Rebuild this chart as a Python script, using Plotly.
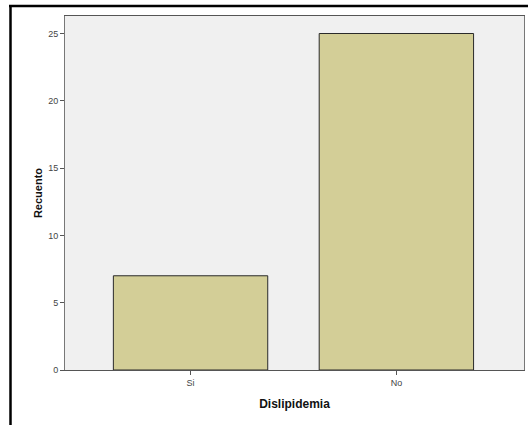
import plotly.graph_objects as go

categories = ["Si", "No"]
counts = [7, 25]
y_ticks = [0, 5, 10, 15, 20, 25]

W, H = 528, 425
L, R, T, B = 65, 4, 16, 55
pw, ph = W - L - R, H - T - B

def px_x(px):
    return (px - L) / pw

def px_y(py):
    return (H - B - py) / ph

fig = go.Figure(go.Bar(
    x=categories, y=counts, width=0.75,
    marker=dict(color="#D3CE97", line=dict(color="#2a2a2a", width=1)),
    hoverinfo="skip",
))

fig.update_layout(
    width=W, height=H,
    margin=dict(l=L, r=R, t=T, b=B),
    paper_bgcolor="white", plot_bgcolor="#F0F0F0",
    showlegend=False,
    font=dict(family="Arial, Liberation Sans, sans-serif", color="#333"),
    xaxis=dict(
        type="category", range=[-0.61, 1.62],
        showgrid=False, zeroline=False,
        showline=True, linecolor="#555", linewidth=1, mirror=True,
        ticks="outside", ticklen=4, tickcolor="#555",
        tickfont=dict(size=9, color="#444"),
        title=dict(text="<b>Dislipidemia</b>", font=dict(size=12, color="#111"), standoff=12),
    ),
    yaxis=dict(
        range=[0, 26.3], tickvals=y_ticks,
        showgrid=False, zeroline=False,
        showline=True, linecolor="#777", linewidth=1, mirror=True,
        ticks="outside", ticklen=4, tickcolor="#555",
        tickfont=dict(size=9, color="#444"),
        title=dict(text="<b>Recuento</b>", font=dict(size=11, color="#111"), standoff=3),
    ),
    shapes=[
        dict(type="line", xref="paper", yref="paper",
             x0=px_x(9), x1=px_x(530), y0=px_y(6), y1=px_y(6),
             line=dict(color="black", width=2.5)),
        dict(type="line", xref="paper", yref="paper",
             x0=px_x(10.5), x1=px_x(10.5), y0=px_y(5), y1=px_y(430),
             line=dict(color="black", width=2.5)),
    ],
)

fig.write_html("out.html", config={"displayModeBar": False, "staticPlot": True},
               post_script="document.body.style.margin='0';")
★ ★ ★ ★ ★ ★ ★
_GIVEN PROBLEM_. Transcribe the material exactly, keeping every word and none of the pictures.

_EXPECTED ANSWER_.
Rebuild this chart as a Python script, using Plotly.
import plotly.graph_objects as go

categories = ["Si", "No"]
counts = [7, 25]
y_ticks = [0, 5, 10, 15, 20, 25]

W, H = 528, 425
L, R, T, B = 65, 4, 16, 55
pw, ph = W - L - R, H - T - B

def px_x(px):
    return (px - L) / pw

def px_y(py):
    return (H - B - py) / ph

fig = go.Figure(go.Bar(
    x=categories, y=counts, width=0.75,
    marker=dict(color="#D3CE97", line=dict(color="#2a2a2a", width=1)),
    hoverinfo="skip",
))

fig.update_layout(
    width=W, height=H,
    margin=dict(l=L, r=R, t=T, b=B),
    paper_bgcolor="white", plot_bgcolor="#F0F0F0",
    showlegend=False,
    font=dict(family="Arial, Liberation Sans, sans-serif", color="#333"),
    xaxis=dict(
        type="category", range=[-0.61, 1.62],
        showgrid=False, zeroline=False,
        showline=True, linecolor="#555", linewidth=1, mirror=True,
        ticks="outside", ticklen=4, tickcolor="#555",
        tickfont=dict(size=9, color="#444"),
        title=dict(text="<b>Dislipidemia</b>", font=dict(size=12, color="#111"), standoff=12),
    ),
    yaxis=dict(
        range=[0, 26.3], tickvals=y_ticks,
        showgrid=False, zeroline=False,
        showline=True, linecolor="#777", linewidth=1, mirror=True,
        ticks="outside", ticklen=4, tickcolor="#555",
        tickfont=dict(size=9, color="#444"),
        title=dict(text="<b>Recuento</b>", font=dict(size=11, color="#111"), standoff=3),
    ),
    shapes=[
        dict(type="line", xref="paper", yref="paper",
             x0=px_x(9), x1=px_x(530), y0=px_y(6), y1=px_y(6),
             line=dict(color="black", width=2.5)),
        dict(type="line", xref="paper", yref="paper",
             x0=px_x(10.5), x1=px_x(10.5), y0=px_y(5), y1=px_y(430),
             line=dict(color="black", width=2.5)),
    ],
)

fig.write_html("out.html", config={"displayModeBar": False, "staticPlot": True},
               post_script="document.body.style.margin='0';")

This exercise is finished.